Ketanji Brown Jackson Issues Seething Dissent To Supreme Court’s Hasty Migrant Ruling
Opinion by Lydia O'Connor
• 8h•
2 min read

Supreme Court Justice Ketanji Brown Jackson issued a seething dissent Monday to the court’s
ruling allowing the Trump administration to use an 18th-century wartime law to deport Venezuelan migrants.
“The President of the United States has invoked a centuries-old wartime statute to whisk people away to a notoriously brutal, foreign-run prison,” wrote the court’s newest justice. “For lovers of liberty, this should be quite concerning.”
The statute in question is the rarely used Alien Enemies Act of 1798, which President Franklin Roosevelt invoked in 1941 to justify the incarceration of Japanese Americans in camps during World War II. The Supreme Court upheld the incarceration three years later when it ruled in
Korematsu v. United States. It took the court nearly 75 years to
admit that was a “gravely wrong” mistake.

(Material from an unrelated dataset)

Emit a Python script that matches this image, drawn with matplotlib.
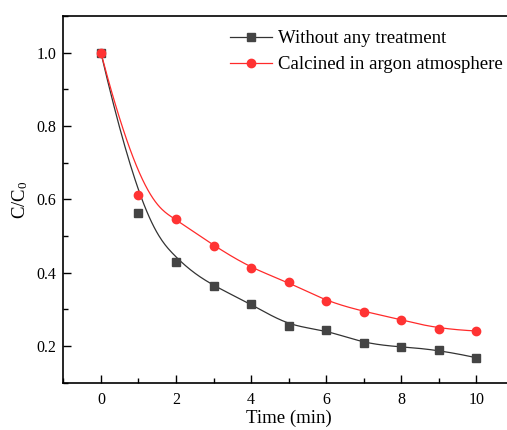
import numpy as np
import matplotlib
matplotlib.use("Agg")
import matplotlib.pyplot as plt
from matplotlib.lines import Line2D
from matplotlib.ticker import MultipleLocator

plt.rcParams['font.family'] = ['Liberation Serif', 'DejaVu Serif']
plt.rcParams['mathtext.fontset'] = 'custom'
plt.rcParams['mathtext.rm'] = 'Liberation Serif'
plt.rcParams['mathtext.it'] = 'Liberation Serif'

# data
time_min = [0, 1, 2, 3, 4, 5, 6, 7, 8, 9, 10]
untreated = [1.0, 0.562, 0.430, 0.363, 0.315, 0.254, 0.244, 0.207, 0.197, 0.190, 0.168]
calcined = [1.0, 0.611, 0.545, 0.474, 0.412, 0.374, 0.322, 0.294, 0.272, 0.246, 0.241]

labels = ['Without any treatment', 'Calcined in argon atmosphere']
colors = ['#444444', '#FF3333']
line_colors = ['#333333', '#FF2A2A']
markers = ['s', 'o']


def bspline(px, py, num=400, k=3):
    """Clamped cubic B-spline using the data points as control points."""
    px = np.asarray(px, float)
    py = np.asarray(py, float)
    n = len(px)
    knots = np.concatenate([np.zeros(k), np.arange(n - k + 1), np.full(k, n - k)]).astype(float)
    t = np.linspace(0, n - k, num)
    t[-1] -= 1e-9
    B = np.array([(knots[i] <= t) & (t < knots[i + 1]) for i in range(len(knots) - 1)], float)
    for d in range(1, k + 1):
        Bn = np.zeros((len(knots) - 1 - d, num))
        for i in range(len(knots) - 1 - d):
            den1 = knots[i + d] - knots[i]
            den2 = knots[i + d + 1] - knots[i + 1]
            left = (t - knots[i]) / den1 * B[i] if den1 > 0 else 0
            right = (knots[i + d + 1] - t) / den2 * B[i + 1] if den2 > 0 else 0
            Bn[i] = left + right
        B = Bn
    return B.T @ px, B.T @ py


fig = plt.figure(figsize=(5.07, 4.30), dpi=100)
ax = fig.add_axes([0.1249, 0.110, 0.889, 0.853])

handles = []
for ys, lab, c, lc, m in zip([untreated, calcined], labels, colors, line_colors, markers):
    sx, sy = bspline(time_min, ys)
    ax.plot(sx, sy, color=lc, lw=0.9, zorder=2)
    ms = 5.2 if m == 's' else 6.0
    ax.plot(time_min, ys, linestyle='none', marker=m, ms=ms, color=c, zorder=3)
    handles.append(Line2D([], [], color=lc, lw=0.9, marker=m, ms=ms, mfc=c, mec=c))

ax.set_xlim(-1, 11)
ax.set_ylim(0.1, 1.1)
ax.xaxis.set_major_locator(MultipleLocator(2))
ax.xaxis.set_minor_locator(MultipleLocator(1))
ax.yaxis.set_major_locator(MultipleLocator(0.2))
ax.yaxis.set_minor_locator(MultipleLocator(0.1))
ax.tick_params(which='both', direction='in', top=False, right=False, labelsize=11.5, width=1.0)
ax.tick_params(which='major', length=5.5)
ax.tick_params(which='minor', length=3.5)
ax.tick_params(axis='x', pad=7)
ax.tick_params(axis='y', pad=5)
for spine in ax.spines.values():
    spine.set_linewidth(1.2)

ax.set_xlabel('Time (min)', fontsize=13.5, labelpad=1)
ax.set_ylabel('C/C$_0$', fontsize=13.5, labelpad=5)

ax.legend(handles, labels, loc='upper left', bbox_to_anchor=(0.353, 0.982),
          frameon=False, fontsize=13.5, handlelength=2.27, handletextpad=0.28,
          labelspacing=0.47, borderaxespad=0)

fig.savefig('out.png', dpi=100)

What’s especially concerning, Jackson wrote regarding the current deportation case, is that the conservative-dominated Supreme Court ruled under its emergency docket, or “
shadow docket,” without hearing any arguments or reviewing any briefings.
“At least when the Court went off base in the past, it left a record so posterity could see how it went wrong,” Jackson wrote, pointing to the
Korematsu ruling.
“With more and more of our most significant rulings taking place in the shadows of our emergency docket, today’s Court leaves less and less of a trace,” she continued. “But make no mistake: We are just as wrong now as we have been in the past, with similarly devastating consequences. It just seems we are now less willing to face it.”
Jackson argued that it sets a dangerous precedent that the court quickly struck down the injunction from U.S. District Judge James E. Boasberg, whose earlier ruling put a temporary halt on such deportations and ordered planeloads of Venezuelan migrants be returned to the United States. The Trump administration has claimed the migrants are dangerous gang members — without providing specific evidence — while lawyers for a number of the men have said they have
no criminal history. Some were allegedly detained and sent to a notorious El Savladoran prison solely because they
have tattoos.
“Surely, the question whether such Government action is consistent with our Constitution and laws warrants considerable thought and attention from the Judiciary,” Jackson wrote, adding: “But this Court now sees fit to intervene, hastily dashing off a four-paragraph per curiam opinion discarding the District Court’s order based solely on a new legal pronouncement that, one might have thought, would require significant deliberation.”
The court has gotten too comfortable moving forward with shadow docket rulings, she said.
“I lament that the Court appears to have embarked on a new era of procedural variability, and that it has done so in such a casual, inequitable, and, in my view, inappropriate manner,” Jackson wrote.